Dick Schofield(1989)
Highest batting average in a season: .255. Highest OPS in a season: .719. This is on his Wikipedia page: "He shares the record, for most seasons having at least 400 at-bats and less than 100 hits, doing it four times."

John Shelby(1989)
Hit over 20 homers twice, but just a .233 career hitter with a .645 career OPS. 671 career strikeouts compared to just 182 walks.

Pete Stanicek(1989)
Who the hell is this dude? He apparently played 113 games with the Baltimore Orioles in 1987 and 1988. He had a .243 batting average, four homers, 26 RBI, and a .626 OPS. Seriously?

Kurt Stillwell(1989)
He once hit 10 homers. MAKE THE MAN AN ACTION FIGURE!

Ryan Thompson(1996)
Decent power, but never an everyday player. In 1994 with the Mets, he struck out a whopping 94 times in 334 at bats. He just retired in the last decade and I had forgotten he even existed.

Jose Uribe(1989)
.241 career hitter that hit just 19 homers in 10 seasons.
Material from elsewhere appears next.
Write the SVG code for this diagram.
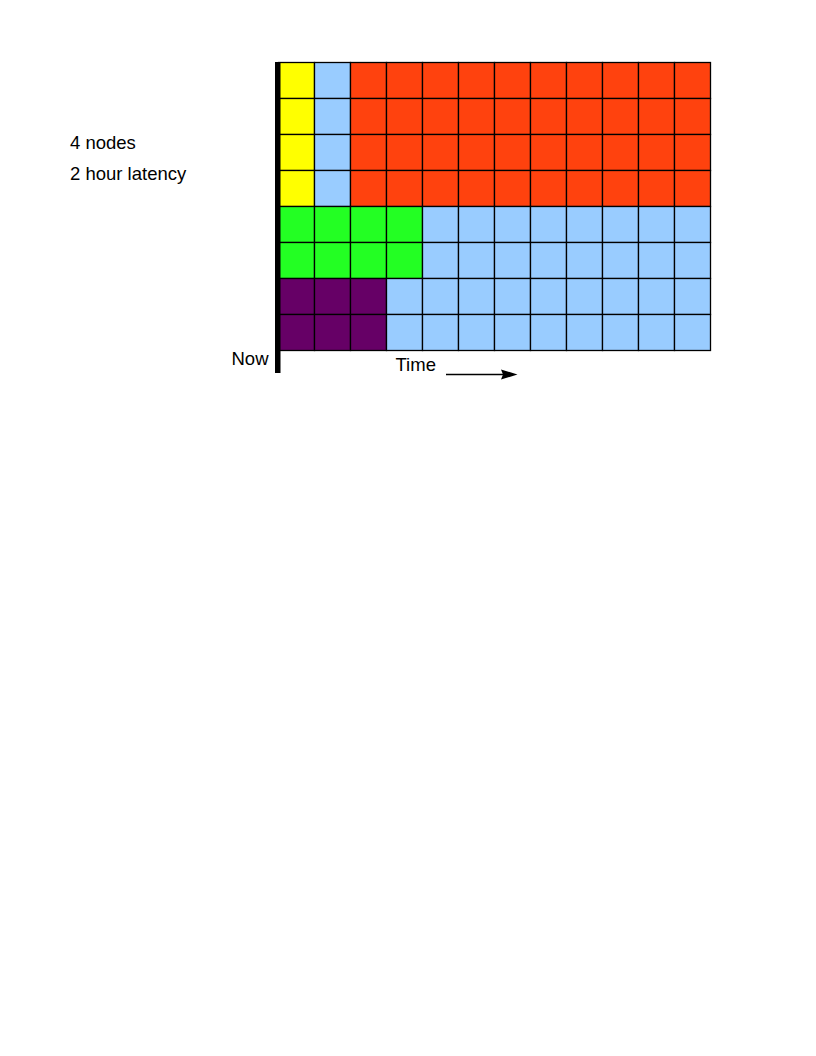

The kids will love him!

Todd Van Poppel(1992)
When there's a Stephen Strasburg-esque right-handed young power arm, people might say, "He could be the next Roger Clemens or Todd Van Poppel." You don't want to be the next Van Poppel. It's basically synonymous with "bust".

Jerome Walton(1990)
Looked like a future star in 1989, his rookie year, as he won the Rookie of the Year and played a key part in the Cubs winning the National League East. Then he only hit .263 with two homers and a .680 OPS the following season, and would never be an everyday player in the majors after that.

Rick Wilkins(1995)
Fitting that Rick Wilkins follows Jerome Walton, as he also followed Walton as being a young, one-year sensation for the Cubs that would basically stink the rest of his career. Wilkins hit 30 homers and had a .937 for the Cubs in 1993. Besides 1993, he'd only be a starting catcher in one other season in his 11-year career.

Marvell Wynne(1989)
In eight seasons, Marvell's highest batting average was .266, his highest home run total was 11, his highest RBI total was 42, his highest stolen base total was 24(and caught stealing 19 times that year), and his highest on-base percentage was .325. I'm not just wondering why there was a Starting lineup figure made of him, but why the hell was he ever an everyday player?

Gerald Young(1989)
Random thought: He totally looks like Bip Roberts there. Also, aside from a rookie season in which he hit .321(only in 274 at bats though), he stunk. He put up seasons of 65 and 34 stolen bases, but also led the league in times caught stealing in those two seasons. Besides that, he was a .246 career hitter with no power.